Intanto i cittadini di Reggio Calabria si ritrovano con i topi che risalgono le condotte idriche e arrivano nei bagni delle abitazioni. Se e quando i reggini riescono ad uscire di casa facendosi largo tra le montagne di mundizza, devono farsi il segno della croce per rimanere indenni dall’attraversamento di qualsiasi strada, carrabile o pedonale, per la carenza delle minime condizioni di sicurezza a causa dell’asfalto devastato da buche, voragini e perdite idriche.

No,non basta tutto questo. Poi c’è l’isola pedonale in via Marina alta, così, all’improvviso, dal pomeriggio alla sera senza alcuna comunicazione alla cittadinanza e senza alcuna pianificazione organizzativa sulla gestione della viabilità. Con la solita arroganza, con la solita superiorità, con il solito enorme distacco nei confronti di quei cittadini. Che devono stare zitti. Subire l’invasione di topi, insetti e scarafaggi. Che devono pagare. Che non devono azzardarsi a lamentarsi. E, anzi, che devono anche applaudire il primo cittadino, infastidito dalle offese sui social a cui è così tanto legato al punto da dargli così importanza da fare un post da eroe e denunciare pubblicamente ciò che la gente gli vomita addosso. Sbagliando, certo. Ma dietro lo schermo di un pc si nascondono tanti leoni da tastiera. Molto più raramente, invece, un Sindaco metropolitano gliene da’ importanza, se non per distrarre le masse e capovolgere la frittata.

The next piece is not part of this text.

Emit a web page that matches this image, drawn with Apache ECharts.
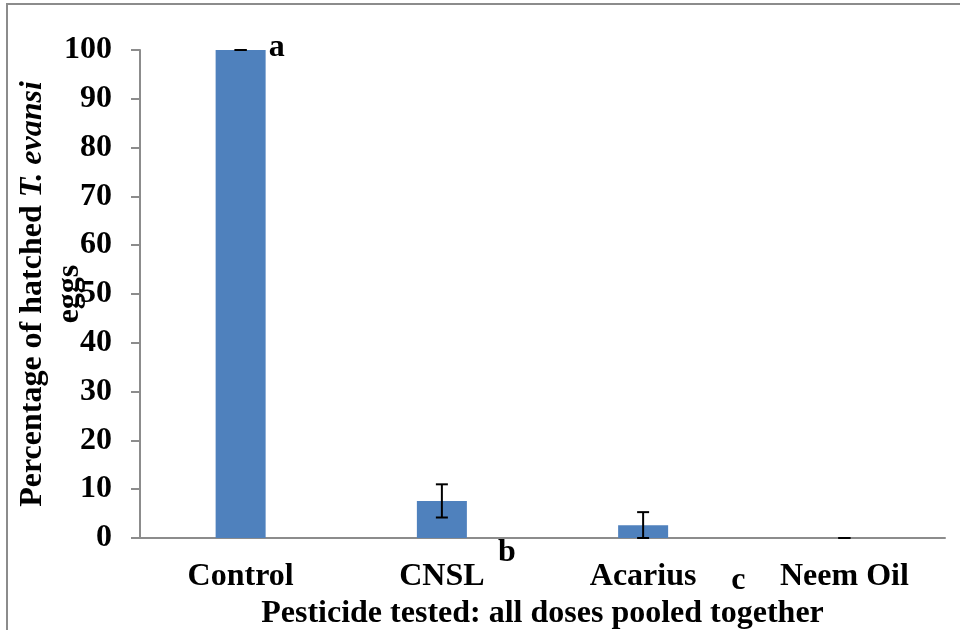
<!DOCTYPE html>
<html>
<head>
<meta charset="utf-8">
<script src="https://cdn.jsdelivr.net/npm/echarts@6/dist/echarts.min.js"></script>
<style>html,body{margin:0;padding:0;background:#fff}#c{width:960px;height:630px}</style>
</head>
<body>
<div id="c"></div>
<script>
var categories = ['Control', 'CNSL', 'Acarius', 'Neem Oil'];
var meanValues = [100, 7.6, 2.6, 0];
var errorValues = [0, 3.4, 2.7, 0];
var sigLetters = ['a', 'b', 'c', ''];
var yTicks = [0, 10, 20, 30, 40, 50, 60, 70, 80, 90, 100];

var FONT = '"Liberation Serif", "Times New Roman", serif';
var FS = 32;
var chart = echarts.init(document.getElementById('c'));

// letter anchors: [category index, value] plus pixel offsets (style only)
var letterAnchorValue = [meanValues[0], 0, 0, 0];
var letterOffsets = [[28, -2], [56, 15], [88, 43], [0, 0]];

var errData = categories.map(function (c, i) { return [i, meanValues[i], errorValues[i]]; });
var letterData = categories.map(function (c, i) { return [i, letterAnchorValue[i], sigLetters[i]]; });

chart.setOption({
  animation: false,
  grid: { left: 140, right: 15, top: 50, bottom: 92, containLabel: false, outerBoundsMode: 'none' },
  xAxis: {
    type: 'category',
    data: categories,
    name: 'Pesticide tested: all doses pooled together',
    nameLocation: 'middle',
    nameGap: 60,
    nameTextStyle: { fontFamily: FONT, fontWeight: 'bold', fontSize: FS, color: '#000' },
    axisLine: { lineStyle: { color: '#8c8c8c', width: 2 } },
    axisTick: { show: false },
    axisLabel: { margin: 23, fontFamily: FONT, fontWeight: 'bold', fontSize: FS, color: '#000' }
  },
  yAxis: {
    type: 'value',
    min: 0, max: 100, interval: 10,
    axisLine: { show: true, lineStyle: { color: '#8c8c8c', width: 2 } },
    axisTick: { show: true, length: 9, lineStyle: { color: '#8c8c8c', width: 2 } },
    splitLine: { show: false },
    axisLabel: {
      margin: 28, fontFamily: FONT, fontWeight: 'bold', fontSize: FS, color: '#000',
      formatter: function (v) { return yTicks.indexOf(v) >= 0 ? String(v) : ''; }
    }
  },
  graphic: [
    {
      type: 'polyline', silent: true,
      shape: { points: [[7, 630], [7, 4], [960, 4]] },
      style: { stroke: '#8c8c8c', lineWidth: 2, fill: null }
    },
    {
      type: 'text', x: 51, y: 294, rotation: Math.PI / 2,
      style: {
        text: '{b|Percentage of hatched }{i|T. evansi}\n{b|eggs}',
        align: 'center', verticalAlign: 'middle',
        rich: {
          b: { fontFamily: FONT, fontWeight: 'bold', fontSize: FS, fill: '#000', lineHeight: 37 },
          i: { fontFamily: FONT, fontWeight: 'bold', fontStyle: 'italic', fontSize: FS, fill: '#000', lineHeight: 37 }
        }
      }
    }
  ],
  series: [
    {
      type: 'bar',
      data: meanValues,
      barWidth: 50,
      itemStyle: { color: '#4f81bd' },
      z: 2
    },
    {
      type: 'custom',
      data: errData,
      z: 5,
      renderItem: function (params, api) {
        var i = api.value(0), m = api.value(1), e = api.value(2);
        var top = api.coord([i, m + e]);
        var bot = api.coord([i, Math.max(0, m - e)]);
        var hw = 6;
        return {
          type: 'group',
          children: [
            { type: 'line', shape: { x1: top[0], y1: top[1], x2: bot[0], y2: bot[1] }, style: { stroke: '#000', lineWidth: 2 } },
            { type: 'line', shape: { x1: top[0] - hw, y1: top[1], x2: top[0] + hw, y2: top[1] }, style: { stroke: '#000', lineWidth: 2 } },
            { type: 'line', shape: { x1: bot[0] - hw, y1: bot[1], x2: bot[0] + hw, y2: bot[1] }, style: { stroke: '#000', lineWidth: 2 } }
          ]
        };
      }
    },
    {
      type: 'custom',
      data: letterData,
      z: 6,
      clip: false,
      renderItem: function (params, api) {
        var idx = params.dataIndex;
        var p = api.coord([api.value(0), api.value(1)]);
        var off = letterOffsets[idx];
        return {
          type: 'text',
          x: p[0] + off[0], y: p[1] + off[1],
          style: {
            text: sigLetters[idx],
            fontFamily: FONT, fontWeight: 'bold', fontSize: FS, fill: '#000',
            align: 'left', verticalAlign: 'middle'
          }
        };
      }
    }
  ]
});
</script>
</body>
</html>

La verità è che i reggini sono stanchi. Esasperati. Infastiditi. E si sentono doppiamente ingannati da quello slogan, “Reggio non si lega“, che il Sindaco aveva usato in campagna elettorale per strappare il consenso popolare.

Probabilmente Falcomatà dopo la vittoria elettorale si è sentito onnipotente. Come biasimarlo, se è stato rieletto dopo tutto quello che ha combinato nei sei anni precedenti? In realtà, però, sarebbe stato più opportuno sentire maggior responsabilità per la rinnovata fiducia ricevuta dai cittadini. Un’occasione per cambiare passo, per iniziare il secondo tempo con un’altra marcia rispetto al primo. A maggior ragione alla luce dei dati, perchè è stato rieletto con quasi la metà dei voti rispetto a sei anni prima in un appuntamento elettorale poi travolto dallo scandalo sui brogli certificati dalla Procura che ha arrestato il capogruppo dello stesso partito di Falcomatà e scoperto centinaia di preferenze accordate al partito del Sindaco in modo fasullo. Ma anche su questo il primo cittadino ha avuto il cattivo gusto di irrompere a gamba tesa sulla vicenda, a inchiesta ancora in corso, con un’attività ispettiva da parte della Prefettura e con il processo neanche iniziato, sentenziando su facebook che “le elezioni sono state regolari“.

La verità è che dopo tutto questo, il Sindaco vorrebbe anche gli applausi.

Anche perchè in 7 lunghi anni la città l’ha abituato così.